In the 10th Parliament, the Leader of the Sri Lanka Muslim Congress got up to congratulate the Speaker on his election. The Deputy Speaker Anil Moonasinghe, Trotskyite, grandnephew of Anagarika Dharmapala, was presiding. The man who gave voice to the voiceless Muslims of the Eastern Province commenced his peroration recorded in the Hansard. 

“Allahu Akbar, Allahu Akbar, Allahu Akbar, La-ilaha Illallahu Allahu Akbar, Allahu Akbar Walillahil Hamdu... Hon. Speaker, I have great pleasure in conveying our congratulations and felicitations on behalf of the Sri Lankan Muslim Congress.”

Some members interrupted. The Deputy Speaker called for order and let the SLMC Leader proceed with his speech.
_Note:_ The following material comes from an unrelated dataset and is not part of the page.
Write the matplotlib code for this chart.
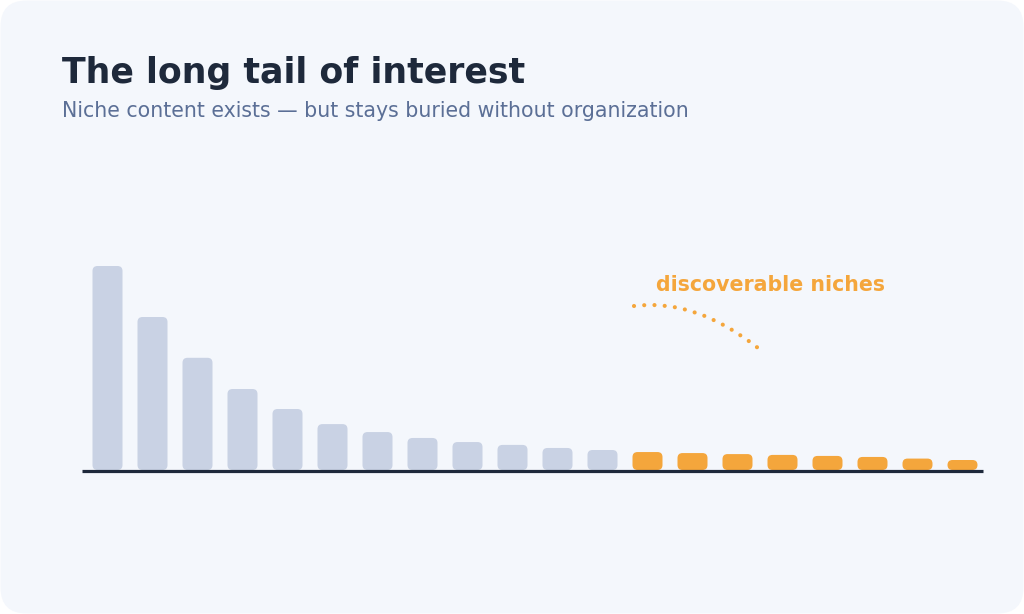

“Sir, this is the first time in the history of Parliament that a Muslim member in his capacity as leader of the political party has been given the opportunity of felicitating the Speaker. I am proud and thankful to Allahu Th’ala’ that I have been given this opportunity.” 

With Buddhism accorded the foremost place, ours is a quasi-theocratic ethnocracy. Had our Constitution been a strictly secular constitution, the SLMC’s Founder Leader would not have been permitted to turn his perch in Parliament into a pulpit. What goes around comes around. 

The identity politics of the SLMC served the narrow purpose of serving the short-term objectives of competitive electoral politics. I am not suggesting that the SLMC knowingly encouraged extremist jihadists. 

M.H.M. Ashraf and the SLMC opened Pandora’s Box. The Jihadists found its contents wrapped in smartphone modernity, but in essence encased in medieval antiquity. How convenient?